PROBLEM: Leave out every picture, then transcribe the rest of the listing exactly.

STORED DATA:
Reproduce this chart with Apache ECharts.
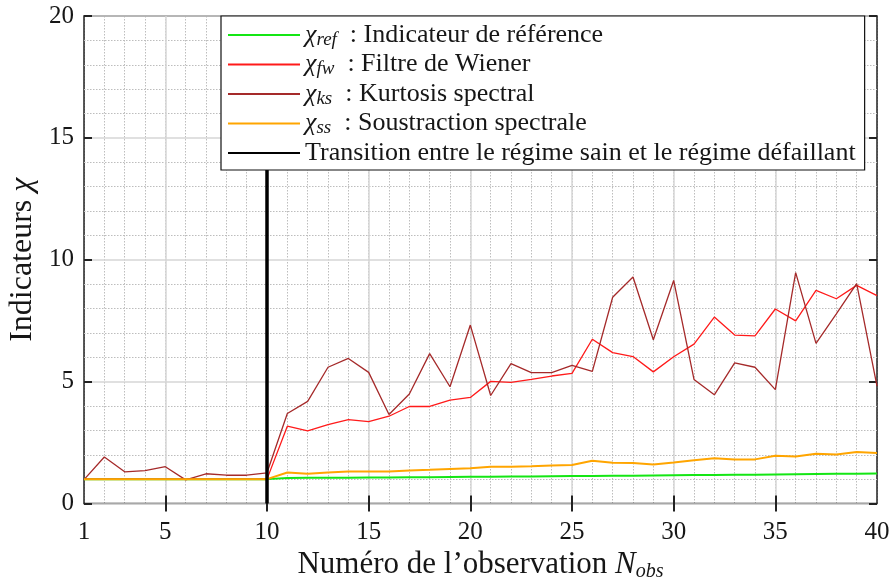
<!DOCTYPE html>
<html>
<head>
<meta charset="utf-8">
<script src="https://cdn.jsdelivr.net/npm/echarts@6/dist/echarts.min.js"></script>
<style>html,body{margin:0;padding:0;background:#fff;}#c{width:892px;height:586px;}</style>
</head>
<body>
<div id="c"></div>
<script>
const xs = [1,2,3,4,5,6,7,8,9,10,11,12,13,14,15,16,17,18,19,20,21,22,23,24,25,26,27,28,29,30,31,32,33,34,35,36,37,38,39,40];
const chiRef = [1,1,1,1,1,1,1,1,1,1, 1.05,1.06,1.06,1.06,1.07,1.07,1.08,1.08,1.09,1.10, 1.10,1.11,1.11,1.12,1.13,1.13,1.14,1.14,1.15,1.16, 1.17,1.17,1.18,1.18,1.19,1.20,1.21,1.22,1.22,1.23];
const chiFw = [1,1,1,1,1,1,1,1,1,1, 3.17,2.98,3.24,3.44,3.36,3.58,3.98,3.98,4.24,4.35, 5.01,4.97,5.09,5.23,5.34,6.74,6.19,6.03,5.40,6.02, 6.54,7.65,6.91,6.88,7.98,7.49,8.74,8.40,8.95,8.53];
const chiKs = [0.98,1.91,1.30,1.35,1.51,0.97,1.22,1.16,1.16,1.26, 3.69,4.19,5.59,5.95,5.38,3.65,4.49,6.15,4.79,7.32, 4.43,5.74,5.37,5.37,5.67,5.42,8.46,9.29,6.72,9.15, 5.09,4.46,5.77,5.59,4.67,9.47,6.57,7.78,9.02,4.82];
const chiSs = [1,1,1,1,1,1,1,1,1,1, 1.27,1.22,1.27,1.31,1.31,1.31,1.35,1.38,1.42,1.45, 1.51,1.51,1.53,1.56,1.58,1.75,1.67,1.66,1.60,1.68, 1.77,1.86,1.81,1.81,1.96,1.93,2.04,2.01,2.11,2.07];
const transX = [10,10];
const transY = [0,20];
const xLabelTicks = [1,5,10,15,20,25,30,35,40];
const xMajorTicks = [5,10,15,20,25,30,35];

const legendTexts = {
  ref: '{c|χ}{s|ref}{t|  : Indicateur de référence}',
  fw: '{c|χ}{s|fw}{t|  : Filtre de Wiener}',
  ks: '{c|χ}{s|ks}{t|  : Kurtosis spectral}',
  ss: '{c|χ}{s|ss}{t|  : Soustraction spectrale}',
  trans: '{t|Transition entre le régime sain et le régime défaillant}'
};

const FONT = 'Liberation Serif';
const INK = '#161616';
const pair = (arr) => xs.map((x, i) => [x, arr[i]]);

const chart = echarts.init(document.getElementById('c'), null, {renderer: 'canvas'});
const tickStyle = {color: '#222', width: 2};
chart.setOption({
  animation: false,
  backgroundColor: '#fff',
  grid: {left: 84, right: 15, top: 16, bottom: 82.5, outerBoundsMode: 'none', containLabel: false, show: true, borderColor: '#222', borderWidth: 1.5, backgroundColor: 'transparent'},
  legend: {
    orient: 'vertical', left: 221, top: 16,
    backgroundColor: '#fff', borderColor: '#111', borderWidth: 1.2, borderRadius: 0,
    padding: [6, 9, 4, 6], itemGap: 2.5, itemWidth: 72, itemHeight: 14,
    data: ['ref', 'fw', 'ks', 'ss', 'trans'],
    itemStyle: {opacity: 0},
    formatter: (name) => legendTexts[name],
    textStyle: {
      fontFamily: FONT, fontSize: 26, color: INK,
      rich: {
        c: {fontFamily: FONT, fontStyle: 'italic', fontSize: 26, lineHeight: 28, color: INK},
        s: {fontFamily: FONT, fontStyle: 'italic', fontSize: 19, lineHeight: 14, verticalAlign: 'bottom', color: INK},
        t: {fontFamily: FONT, fontSize: 26, lineHeight: 28, color: INK}
      }
    },
    z: 20
  },
  xAxis: [
    {
      type: 'value', min: 1, max: 40, position: 'bottom',
      axisLine: {show: false},
      axisTick: {show: true, inside: true, length: 8, lineStyle: tickStyle, customValues: xMajorTicks},
      axisLabel: {customValues: xLabelTicks, fontFamily: FONT, fontSize: 25, color: INK, margin: 16},
      splitLine: {show: true, lineStyle: {color: '#d6d6d6', width: 1.5}},
      name: '{a|Numéro de l’observation }{n|N}{s|obs}',
      nameLocation: 'middle', nameGap: 42,
      nameTextStyle: {
        fontFamily: FONT, fontSize: 31, color: INK,
        rich: {
          a: {fontFamily: FONT, fontSize: 31, lineHeight: 34, color: INK},
          n: {fontFamily: FONT, fontStyle: 'italic', fontSize: 31, lineHeight: 34, color: INK},
          s: {fontFamily: FONT, fontStyle: 'italic', fontSize: 20, lineHeight: 18, verticalAlign: 'bottom', color: INK}
        }
      }
    },
    {
      type: 'value', min: 1, max: 40, position: 'top',
      axisLine: {show: false},
      axisTick: {show: true, inside: true, length: 8, lineStyle: tickStyle, customValues: xMajorTicks},
      axisLabel: {show: false},
      splitLine: {show: false}
    },
    {
      type: 'value', min: 1, max: 40, interval: 1,
      axisLine: {show: false}, axisTick: {show: false}, axisLabel: {show: false},
      splitLine: {show: true, lineStyle: {color: '#bdbdbd', width: 1, type: [1.5, 1.5]}},
      z: -1
    }
  ],
  yAxis: [
    {
      type: 'value', min: 0, max: 20, interval: 5, position: 'left',
      axisLine: {show: false},
      axisTick: {show: true, inside: true, length: 8, lineStyle: tickStyle},
      axisLabel: {fontFamily: FONT, fontSize: 25, color: INK, margin: 10},
      splitLine: {show: true, lineStyle: {color: '#d6d6d6', width: 1.5}},
      minorTick: {show: false, splitNumber: 5},
      minorSplitLine: {show: true, lineStyle: {color: '#bdbdbd', width: 1, type: [1.5, 1.5]}},
      name: '{a|Indicateurs }{c|χ}',
      nameLocation: 'middle', nameGap: 43,
      nameTextStyle: {
        fontFamily: FONT, fontSize: 32, color: INK,
        rich: {
          a: {fontFamily: FONT, fontSize: 32, lineHeight: 36, color: INK},
          c: {fontFamily: FONT, fontStyle: 'italic', fontSize: 32, lineHeight: 36, color: INK}
        }
      }
    },
    {
      type: 'value', min: 0, max: 20, interval: 5, position: 'right',
      axisLine: {show: false},
      axisTick: {show: true, inside: true, length: 8, lineStyle: tickStyle},
      axisLabel: {show: false},
      splitLine: {show: false}
    }
  ],
  series: [
    {name: 'ref', type: 'line', data: pair(chiRef), symbol: 'none', lineStyle: {color: '#14e614', width: 2}, itemStyle: {color: '#14e614'}},
    {name: 'fw', type: 'line', data: pair(chiFw), symbol: 'none', lineStyle: {color: '#ff1a1a', width: 1.3}, itemStyle: {color: '#ff1a1a'}},
    {name: 'ks', type: 'line', data: pair(chiKs), symbol: 'none', lineStyle: {color: '#a52a2a', width: 1.3}, itemStyle: {color: '#a52a2a'}},
    {name: 'ss', type: 'line', data: pair(chiSs), symbol: 'none', lineStyle: {color: '#ffa500', width: 2}, itemStyle: {color: '#ffa500'}},
    {name: 'trans', type: 'line', data: transX.map((x, i) => [x, transY[i]]), symbol: 'none', lineStyle: {color: '#000', width: 3.5}, itemStyle: {color: '#000'}, z: 5}
  ]
});
</script>
</body>
</html>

COMPLETE OUTPUT:
Reproduce this chart with Apache ECharts.
<!DOCTYPE html>
<html>
<head>
<meta charset="utf-8">
<script src="https://cdn.jsdelivr.net/npm/echarts@6/dist/echarts.min.js"></script>
<style>html,body{margin:0;padding:0;background:#fff;}#c{width:892px;height:586px;}</style>
</head>
<body>
<div id="c"></div>
<script>
const xs = [1,2,3,4,5,6,7,8,9,10,11,12,13,14,15,16,17,18,19,20,21,22,23,24,25,26,27,28,29,30,31,32,33,34,35,36,37,38,39,40];
const chiRef = [1,1,1,1,1,1,1,1,1,1, 1.05,1.06,1.06,1.06,1.07,1.07,1.08,1.08,1.09,1.10, 1.10,1.11,1.11,1.12,1.13,1.13,1.14,1.14,1.15,1.16, 1.17,1.17,1.18,1.18,1.19,1.20,1.21,1.22,1.22,1.23];
const chiFw = [1,1,1,1,1,1,1,1,1,1, 3.17,2.98,3.24,3.44,3.36,3.58,3.98,3.98,4.24,4.35, 5.01,4.97,5.09,5.23,5.34,6.74,6.19,6.03,5.40,6.02, 6.54,7.65,6.91,6.88,7.98,7.49,8.74,8.40,8.95,8.53];
const chiKs = [0.98,1.91,1.30,1.35,1.51,0.97,1.22,1.16,1.16,1.26, 3.69,4.19,5.59,5.95,5.38,3.65,4.49,6.15,4.79,7.32, 4.43,5.74,5.37,5.37,5.67,5.42,8.46,9.29,6.72,9.15, 5.09,4.46,5.77,5.59,4.67,9.47,6.57,7.78,9.02,4.82];
const chiSs = [1,1,1,1,1,1,1,1,1,1, 1.27,1.22,1.27,1.31,1.31,1.31,1.35,1.38,1.42,1.45, 1.51,1.51,1.53,1.56,1.58,1.75,1.67,1.66,1.60,1.68, 1.77,1.86,1.81,1.81,1.96,1.93,2.04,2.01,2.11,2.07];
const transX = [10,10];
const transY = [0,20];
const xLabelTicks = [1,5,10,15,20,25,30,35,40];
const xMajorTicks = [5,10,15,20,25,30,35];

const legendTexts = {
  ref: '{c|χ}{s|ref}{t|  : Indicateur de référence}',
  fw: '{c|χ}{s|fw}{t|  : Filtre de Wiener}',
  ks: '{c|χ}{s|ks}{t|  : Kurtosis spectral}',
  ss: '{c|χ}{s|ss}{t|  : Soustraction spectrale}',
  trans: '{t|Transition entre le régime sain et le régime défaillant}'
};

const FONT = 'Liberation Serif';
const INK = '#161616';
const pair = (arr) => xs.map((x, i) => [x, arr[i]]);

const chart = echarts.init(document.getElementById('c'), null, {renderer: 'canvas'});
const tickStyle = {color: '#222', width: 2};
chart.setOption({
  animation: false,
  backgroundColor: '#fff',
  grid: {left: 84, right: 15, top: 16, bottom: 82.5, outerBoundsMode: 'none', containLabel: false, show: true, borderColor: '#222', borderWidth: 1.5, backgroundColor: 'transparent'},
  legend: {
    orient: 'vertical', left: 221, top: 16,
    backgroundColor: '#fff', borderColor: '#111', borderWidth: 1.2, borderRadius: 0,
    padding: [6, 9, 4, 6], itemGap: 2.5, itemWidth: 72, itemHeight: 14,
    data: ['ref', 'fw', 'ks', 'ss', 'trans'],
    itemStyle: {opacity: 0},
    formatter: (name) => legendTexts[name],
    textStyle: {
      fontFamily: FONT, fontSize: 26, color: INK,
      rich: {
        c: {fontFamily: FONT, fontStyle: 'italic', fontSize: 26, lineHeight: 28, color: INK},
        s: {fontFamily: FONT, fontStyle: 'italic', fontSize: 19, lineHeight: 14, verticalAlign: 'bottom', color: INK},
        t: {fontFamily: FONT, fontSize: 26, lineHeight: 28, color: INK}
      }
    },
    z: 20
  },
  xAxis: [
    {
      type: 'value', min: 1, max: 40, position: 'bottom',
      axisLine: {show: false},
      axisTick: {show: true, inside: true, length: 8, lineStyle: tickStyle, customValues: xMajorTicks},
      axisLabel: {customValues: xLabelTicks, fontFamily: FONT, fontSize: 25, color: INK, margin: 16},
      splitLine: {show: true, lineStyle: {color: '#d6d6d6', width: 1.5}},
      name: '{a|Numéro de l’observation }{n|N}{s|obs}',
      nameLocation: 'middle', nameGap: 42,
      nameTextStyle: {
        fontFamily: FONT, fontSize: 31, color: INK,
        rich: {
          a: {fontFamily: FONT, fontSize: 31, lineHeight: 34, color: INK},
          n: {fontFamily: FONT, fontStyle: 'italic', fontSize: 31, lineHeight: 34, color: INK},
          s: {fontFamily: FONT, fontStyle: 'italic', fontSize: 20, lineHeight: 18, verticalAlign: 'bottom', color: INK}
        }
      }
    },
    {
      type: 'value', min: 1, max: 40, position: 'top',
      axisLine: {show: false},
      axisTick: {show: true, inside: true, length: 8, lineStyle: tickStyle, customValues: xMajorTicks},
      axisLabel: {show: false},
      splitLine: {show: false}
    },
    {
      type: 'value', min: 1, max: 40, interval: 1,
      axisLine: {show: false}, axisTick: {show: false}, axisLabel: {show: false},
      splitLine: {show: true, lineStyle: {color: '#bdbdbd', width: 1, type: [1.5, 1.5]}},
      z: -1
    }
  ],
  yAxis: [
    {
      type: 'value', min: 0, max: 20, interval: 5, position: 'left',
      axisLine: {show: false},
      axisTick: {show: true, inside: true, length: 8, lineStyle: tickStyle},
      axisLabel: {fontFamily: FONT, fontSize: 25, color: INK, margin: 10},
      splitLine: {show: true, lineStyle: {color: '#d6d6d6', width: 1.5}},
      minorTick: {show: false, splitNumber: 5},
      minorSplitLine: {show: true, lineStyle: {color: '#bdbdbd', width: 1, type: [1.5, 1.5]}},
      name: '{a|Indicateurs }{c|χ}',
      nameLocation: 'middle', nameGap: 43,
      nameTextStyle: {
        fontFamily: FONT, fontSize: 32, color: INK,
        rich: {
          a: {fontFamily: FONT, fontSize: 32, lineHeight: 36, color: INK},
          c: {fontFamily: FONT, fontStyle: 'italic', fontSize: 32, lineHeight: 36, color: INK}
        }
      }
    },
    {
      type: 'value', min: 0, max: 20, interval: 5, position: 'right',
      axisLine: {show: false},
      axisTick: {show: true, inside: true, length: 8, lineStyle: tickStyle},
      axisLabel: {show: false},
      splitLine: {show: false}
    }
  ],
  series: [
    {name: 'ref', type: 'line', data: pair(chiRef), symbol: 'none', lineStyle: {color: '#14e614', width: 2}, itemStyle: {color: '#14e614'}},
    {name: 'fw', type: 'line', data: pair(chiFw), symbol: 'none', lineStyle: {color: '#ff1a1a', width: 1.3}, itemStyle: {color: '#ff1a1a'}},
    {name: 'ks', type: 'line', data: pair(chiKs), symbol: 'none', lineStyle: {color: '#a52a2a', width: 1.3}, itemStyle: {color: '#a52a2a'}},
    {name: 'ss', type: 'line', data: pair(chiSs), symbol: 'none', lineStyle: {color: '#ffa500', width: 2}, itemStyle: {color: '#ffa500'}},
    {name: 'trans', type: 'line', data: transX.map((x, i) => [x, transY[i]]), symbol: 'none', lineStyle: {color: '#000', width: 3.5}, itemStyle: {color: '#000'}, z: 5}
  ]
});
</script>
</body>
</html>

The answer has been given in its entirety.